A fellow moves into Burtonsville, and for the New Year heads on its first Friday night to our brew pub up the street (Green Turtle) and promptly orders three beers. The bartender raises his eyebrows, but serves the man three beers, which the man drinks quietly at a table, alone. The following Friday, the man comes in and orders three beers again. It repeats the next few Fridays, several times. Soon the regular crowd there on Fridays is whispering about the Man Who Orders The Three Beers.
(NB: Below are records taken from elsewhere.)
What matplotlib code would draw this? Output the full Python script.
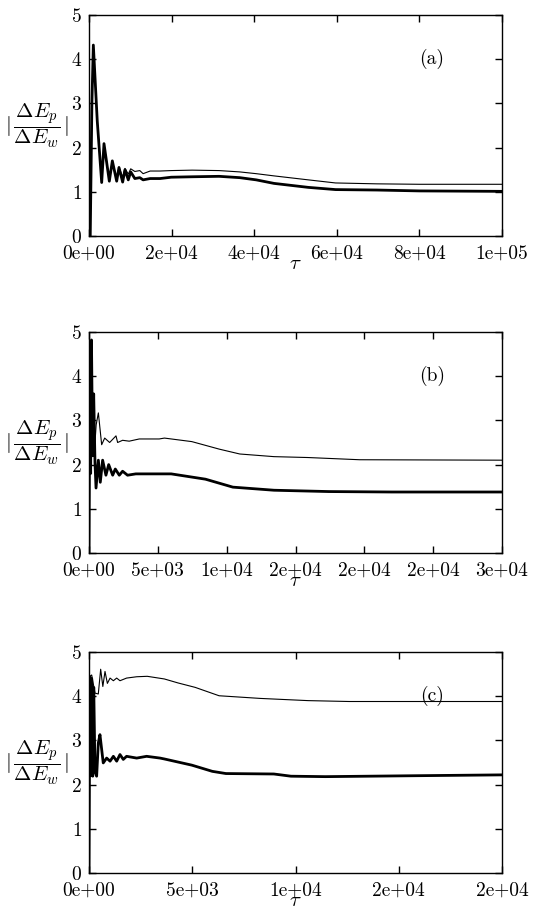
import numpy as np
import matplotlib
matplotlib.use('Agg')
import matplotlib.pyplot as plt
from matplotlib.ticker import FormatStrFormatter, MultipleLocator

plt.rcParams['font.family'] = ['cmr10', 'DejaVu Serif']
plt.rcParams['mathtext.fontset'] = 'cm'
plt.rcParams['axes.formatter.use_mathtext'] = True

# panel (a): tau up to 1e5
a_x_thick = [0, 300, 700, 1050, 2000, 3070, 3630, 4920, 5650, 6700, 7260, 8150, 8710, 9510,
             10100, 11100, 12300, 13100, 14800, 17200, 19900, 25000, 31500, 36500, 40500, 44800,
             53100, 59700, 69700, 80000, 100000]
a_y_thick = [0.0, 0.0, 3.0, 4.32, 2.6, 1.21, 2.09, 1.24, 1.70, 1.24, 1.55, 1.22, 1.50, 1.27,
             1.45, 1.30, 1.32, 1.27, 1.30, 1.30, 1.33, 1.34, 1.35, 1.32, 1.27, 1.19,
             1.10, 1.05, 1.04, 1.02, 1.01]
a_x_thin = [0, 300, 700, 1050, 2000, 3070, 3630, 4920, 5650, 6700, 7260, 8150, 8710, 9510,
            10100, 11100, 12300, 13100, 14800, 17200, 19900, 25000, 31500, 36500, 40500, 44800,
            53100, 59700, 69700, 80000, 100000]
a_y_thin = [0.0, 0.0, 3.0, 4.30, 2.6, 1.23, 2.07, 1.28, 1.68, 1.30, 1.56, 1.33, 1.53, 1.40,
            1.52, 1.46, 1.48, 1.41, 1.47, 1.47, 1.48, 1.49, 1.48, 1.45, 1.41, 1.36,
            1.27, 1.20, 1.18, 1.17, 1.17]

# panel (b): tau up to 3e4
b_x_thick = [0, 60, 120, 180, 260, 340, 435, 510, 680, 820, 990, 1230, 1430, 1720, 1910,
             2200, 2440, 2800, 3400, 5100, 5970, 8460, 10450, 13440, 17420, 22000, 30000]
b_y_thick = [0.0, 4.0, 1.8, 4.82, 2.2, 3.6, 2.04, 1.47, 2.10, 1.60, 2.10, 1.76, 2.00, 1.76, 1.90,
             1.76, 1.85, 1.76, 1.79, 1.79, 1.79, 1.67, 1.49, 1.42, 1.39, 1.38, 1.38]
b_x_thin = [0, 60, 120, 180, 260, 340, 435, 520, 680, 920, 1140, 1500, 1960, 2080, 2440,
            2920, 3650, 5100, 5480, 7470, 9460, 10950, 13440, 15900, 19660, 30000]
b_y_thin = [0.0, 4.0, 2.0, 4.6, 2.6, 3.4, 2.5, 2.9, 3.17, 2.45, 2.60, 2.50, 2.65, 2.50, 2.55,
            2.53, 2.58, 2.58, 2.60, 2.52, 2.35, 2.24, 2.18, 2.16, 2.11, 2.10]

# panel (c): tau up to 2e4
c_x_thick = [0, 40, 90, 130, 180, 230, 290, 370, 450, 530, 690, 855, 1020, 1180, 1340, 1500,
             1660, 1820, 2310, 2790, 3440, 3650, 4980, 5970, 6630, 8950, 9780, 11440, 15590, 20000]
c_y_thick = [0.0, 4.44, 2.2, 4.4, 2.19, 4.2, 2.3, 2.19, 2.94, 3.13, 2.49, 2.60, 2.53, 2.64, 2.53,
             2.68, 2.57, 2.64, 2.60, 2.64, 2.60, 2.58, 2.44, 2.30, 2.25, 2.24, 2.19, 2.18, 2.20, 2.22]
c_x_thin = [0, 40, 130, 290, 450, 565, 670, 775, 890, 1020, 1180, 1340, 1500, 1820, 2310,
            2820, 3650, 4310, 5140, 6300, 8290, 10610, 12600, 20000]
c_y_thin = [4.0, 4.45, 4.48, 4.07, 4.05, 4.61, 4.22, 4.56, 4.29, 4.41, 4.35, 4.41, 4.35, 4.41, 4.44,
            4.45, 4.39, 4.30, 4.20, 4.01, 3.95, 3.90, 3.88, 3.88]

panels = [
    ('(a)', a_x_thin, a_y_thin, a_x_thick, a_y_thick, 1e5, 2e4),
    ('(b)', b_x_thin, b_y_thin, b_x_thick, b_y_thick, 3e4, 5e3),
    ('(c)', c_x_thin, c_y_thin, c_x_thick, c_y_thick, 2e4, 5e3),
]

fig = plt.figure(figsize=(5.38, 9.09), dpi=100)
left, width = 89 / 538, 413 / 538
tops = [15, 332, 652]
height_px = 221

for (tag, xt, yt, xk, yk, xmax, step), top in zip(panels, tops):
    bottom = 1 - (top + height_px) / 909
    ax = fig.add_axes([left, bottom, width, height_px / 909])
    ax.plot(xt, yt, color='black', lw=0.8)
    ax.plot(xk, yk, color='black', lw=2.0)
    ax.set_xlim(0, xmax)
    ax.set_ylim(0, 5)
    ax.xaxis.set_major_locator(MultipleLocator(step))
    ax.xaxis.set_major_formatter(FormatStrFormatter('%.0e'))
    ax.yaxis.set_major_locator(MultipleLocator(1))
    ax.tick_params(direction='in', top=True, right=True, length=5, width=1,
                   labelsize=14)
    ax.tick_params(axis='x', pad=6)
    ax.tick_params(axis='y', pad=5)
    for s in ax.spines.values():
        s.set_linewidth(1.0)
    ax.set_xlabel(r'$\tau$', fontsize=15, labelpad=-5)
    ax.set_ylabel(r'$|\,\dfrac{\Delta E_p}{\Delta E_w}\,|$', fontsize=15, rotation=0,
                  va='center', ha='center')
    ax.yaxis.set_label_coords(-0.125, 0.5)
    ax.text(0.83, 0.80, tag, transform=ax.transAxes, fontsize=14,
            ha='center', va='center')

fig.savefig('out.png', dpi=100)
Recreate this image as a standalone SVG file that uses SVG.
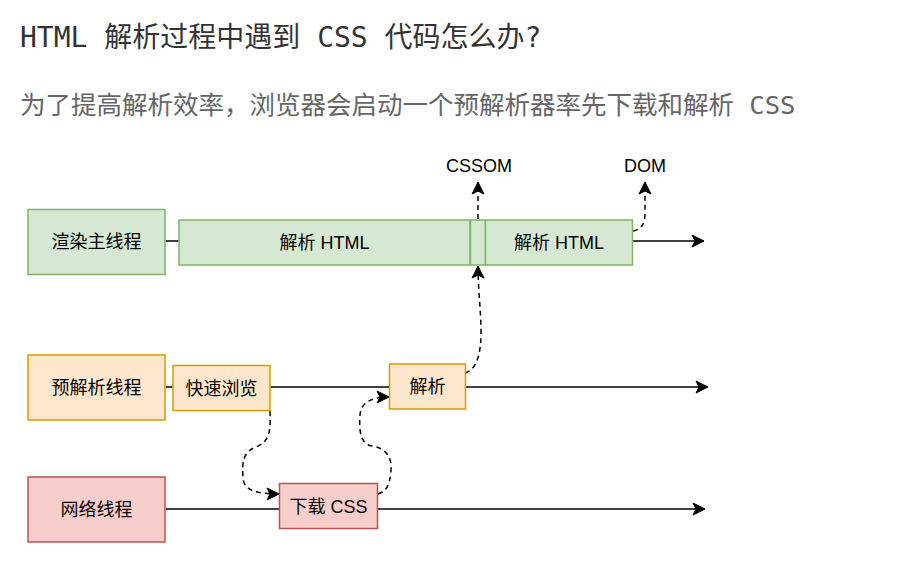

Finally, in February sometime, the bartender broaches the subject on behalf of the others watching. “I don’t mean to pry, but folks around here are wondering why you always order three beers?” ‘Well, sure—“ the man replies, “You see, I am one of triplets, all in the military. We used to have a beer together every Friday. I miss them. I am just sent to Ft. Meade, but my other two brothers have been assigned off to very dangerous places. As a way of keeping the family bond, we said that we would always order an extra two beers whenever we drank, like on a night off, as a way of remembering the kinship.” The bartender and the whole regular gathering heard this answer, and soon the Man Who Orders Three Beers became saluted and celebrated. Then, one end-of-February night, the man comes in and orders only two beers. The bartender pours them with a heavy heart. The word flies around the pub—“only two beers.” Prayers are starting to get offered for the soul of one of the brothers. The next Friday, in March, the man orders just two beers again, so the bartender says to the man, while patting him on the shoulder, “Folks around here, me first of all, want to offer condolences to you for the passing of your brother. You know-only the two beers and all…” The drinking man ponders this for a moment, then replies, “You’ll be happy to hear that my two brothers are alive and well… It’s just that I, just for myself, as a new Catholic, I have decided to give up drinking beer for Lent. Now, my brothers aren’t Catholic, nor would they be observing Lent. So, I am still having their beers.”